• [Task]
Starting at the top of the listing, extract every line up to and including the one with "import * as". Pictures stay out of the copy.

• [Data]
— BEGIN —

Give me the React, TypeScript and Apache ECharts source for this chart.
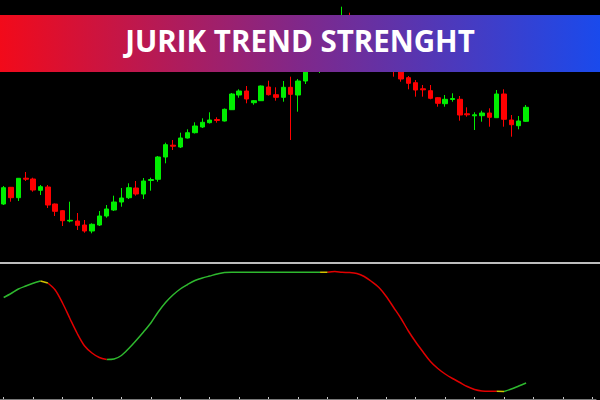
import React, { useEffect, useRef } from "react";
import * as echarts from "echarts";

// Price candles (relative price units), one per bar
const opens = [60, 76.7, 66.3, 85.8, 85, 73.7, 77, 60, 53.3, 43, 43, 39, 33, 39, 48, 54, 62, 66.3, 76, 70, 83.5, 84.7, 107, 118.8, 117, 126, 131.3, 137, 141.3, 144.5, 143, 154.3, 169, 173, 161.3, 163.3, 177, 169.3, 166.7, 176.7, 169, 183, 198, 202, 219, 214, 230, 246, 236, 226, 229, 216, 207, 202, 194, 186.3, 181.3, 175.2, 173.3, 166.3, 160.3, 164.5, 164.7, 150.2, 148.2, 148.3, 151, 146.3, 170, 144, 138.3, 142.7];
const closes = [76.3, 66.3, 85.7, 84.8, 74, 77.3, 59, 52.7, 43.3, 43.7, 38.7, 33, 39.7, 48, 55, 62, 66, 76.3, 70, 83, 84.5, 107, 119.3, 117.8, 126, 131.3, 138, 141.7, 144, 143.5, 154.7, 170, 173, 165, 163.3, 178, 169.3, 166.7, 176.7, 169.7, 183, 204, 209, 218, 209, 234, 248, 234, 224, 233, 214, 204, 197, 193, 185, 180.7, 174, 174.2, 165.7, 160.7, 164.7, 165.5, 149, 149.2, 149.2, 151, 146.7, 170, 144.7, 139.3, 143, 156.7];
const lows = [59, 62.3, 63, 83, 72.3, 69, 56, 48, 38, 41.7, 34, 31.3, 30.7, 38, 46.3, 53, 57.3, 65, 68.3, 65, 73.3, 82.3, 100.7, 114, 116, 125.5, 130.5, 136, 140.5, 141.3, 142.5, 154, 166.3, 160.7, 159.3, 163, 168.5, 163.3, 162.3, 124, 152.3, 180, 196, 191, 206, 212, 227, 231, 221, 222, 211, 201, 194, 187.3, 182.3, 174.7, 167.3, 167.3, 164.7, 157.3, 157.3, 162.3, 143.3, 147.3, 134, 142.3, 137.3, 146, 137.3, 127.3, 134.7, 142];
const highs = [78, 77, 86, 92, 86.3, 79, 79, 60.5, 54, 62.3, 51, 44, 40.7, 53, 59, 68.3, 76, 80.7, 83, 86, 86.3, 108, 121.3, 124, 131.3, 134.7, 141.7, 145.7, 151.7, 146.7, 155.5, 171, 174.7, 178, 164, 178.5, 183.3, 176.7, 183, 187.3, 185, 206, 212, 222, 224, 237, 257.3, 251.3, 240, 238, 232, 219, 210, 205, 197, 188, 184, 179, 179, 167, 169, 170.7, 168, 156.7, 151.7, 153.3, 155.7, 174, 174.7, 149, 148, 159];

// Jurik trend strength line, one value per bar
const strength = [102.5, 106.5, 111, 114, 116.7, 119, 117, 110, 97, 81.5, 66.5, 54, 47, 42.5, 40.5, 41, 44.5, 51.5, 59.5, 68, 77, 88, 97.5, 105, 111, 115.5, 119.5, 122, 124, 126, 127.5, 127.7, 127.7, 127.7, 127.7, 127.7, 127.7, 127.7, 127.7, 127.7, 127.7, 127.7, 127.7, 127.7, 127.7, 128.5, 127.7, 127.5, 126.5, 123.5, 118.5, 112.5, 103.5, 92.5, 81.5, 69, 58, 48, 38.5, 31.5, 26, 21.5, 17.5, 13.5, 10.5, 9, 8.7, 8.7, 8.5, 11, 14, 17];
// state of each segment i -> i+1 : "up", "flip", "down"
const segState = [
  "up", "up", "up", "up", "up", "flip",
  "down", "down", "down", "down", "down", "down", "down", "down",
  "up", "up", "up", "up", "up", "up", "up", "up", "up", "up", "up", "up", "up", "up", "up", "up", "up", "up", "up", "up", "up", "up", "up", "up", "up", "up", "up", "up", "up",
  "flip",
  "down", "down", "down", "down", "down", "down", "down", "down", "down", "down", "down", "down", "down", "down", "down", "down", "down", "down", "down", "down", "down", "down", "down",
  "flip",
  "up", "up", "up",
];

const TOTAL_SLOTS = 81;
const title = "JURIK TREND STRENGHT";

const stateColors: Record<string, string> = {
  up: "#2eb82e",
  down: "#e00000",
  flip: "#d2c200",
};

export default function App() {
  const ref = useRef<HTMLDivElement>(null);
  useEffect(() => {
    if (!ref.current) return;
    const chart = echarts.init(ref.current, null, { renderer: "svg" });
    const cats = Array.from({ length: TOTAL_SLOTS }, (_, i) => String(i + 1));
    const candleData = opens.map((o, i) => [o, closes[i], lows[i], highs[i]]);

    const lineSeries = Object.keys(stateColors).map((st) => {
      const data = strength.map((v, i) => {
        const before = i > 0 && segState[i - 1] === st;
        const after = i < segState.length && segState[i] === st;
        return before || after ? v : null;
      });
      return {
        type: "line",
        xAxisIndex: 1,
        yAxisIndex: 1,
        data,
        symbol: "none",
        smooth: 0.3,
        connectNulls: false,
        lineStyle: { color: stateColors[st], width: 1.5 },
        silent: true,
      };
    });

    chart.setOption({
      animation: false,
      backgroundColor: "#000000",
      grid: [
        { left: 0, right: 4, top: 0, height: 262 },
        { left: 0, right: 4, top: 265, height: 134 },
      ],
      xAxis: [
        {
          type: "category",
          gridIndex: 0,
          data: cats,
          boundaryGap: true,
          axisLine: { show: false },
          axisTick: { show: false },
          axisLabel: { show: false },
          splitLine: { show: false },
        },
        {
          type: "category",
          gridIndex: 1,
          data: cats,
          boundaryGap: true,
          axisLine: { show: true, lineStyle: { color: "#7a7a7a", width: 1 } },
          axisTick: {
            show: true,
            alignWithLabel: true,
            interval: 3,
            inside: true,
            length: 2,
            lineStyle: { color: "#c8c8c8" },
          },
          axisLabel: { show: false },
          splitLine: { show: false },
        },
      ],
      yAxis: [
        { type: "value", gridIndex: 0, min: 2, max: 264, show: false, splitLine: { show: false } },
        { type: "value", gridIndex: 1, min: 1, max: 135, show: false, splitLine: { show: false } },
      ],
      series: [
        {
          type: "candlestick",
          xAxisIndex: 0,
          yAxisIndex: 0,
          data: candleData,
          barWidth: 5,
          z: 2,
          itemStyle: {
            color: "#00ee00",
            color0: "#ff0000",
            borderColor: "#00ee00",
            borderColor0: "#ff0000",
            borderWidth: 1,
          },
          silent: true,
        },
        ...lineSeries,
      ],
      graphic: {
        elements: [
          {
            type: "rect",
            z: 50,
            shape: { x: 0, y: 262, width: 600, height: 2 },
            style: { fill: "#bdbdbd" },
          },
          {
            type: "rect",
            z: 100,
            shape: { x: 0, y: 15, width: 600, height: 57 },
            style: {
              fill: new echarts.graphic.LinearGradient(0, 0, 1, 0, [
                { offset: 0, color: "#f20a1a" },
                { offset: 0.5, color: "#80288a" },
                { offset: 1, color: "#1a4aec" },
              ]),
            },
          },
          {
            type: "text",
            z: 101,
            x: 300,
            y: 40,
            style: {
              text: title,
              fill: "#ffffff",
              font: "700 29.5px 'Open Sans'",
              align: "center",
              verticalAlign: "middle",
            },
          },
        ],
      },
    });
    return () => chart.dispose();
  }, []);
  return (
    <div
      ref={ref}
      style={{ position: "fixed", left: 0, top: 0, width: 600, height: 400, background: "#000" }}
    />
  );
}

— END —

• [Solution to the exercise]
Give me the React, TypeScript and Apache ECharts source for this chart.
import React, { useEffect, useRef } from "react";
import * as echarts from "echarts";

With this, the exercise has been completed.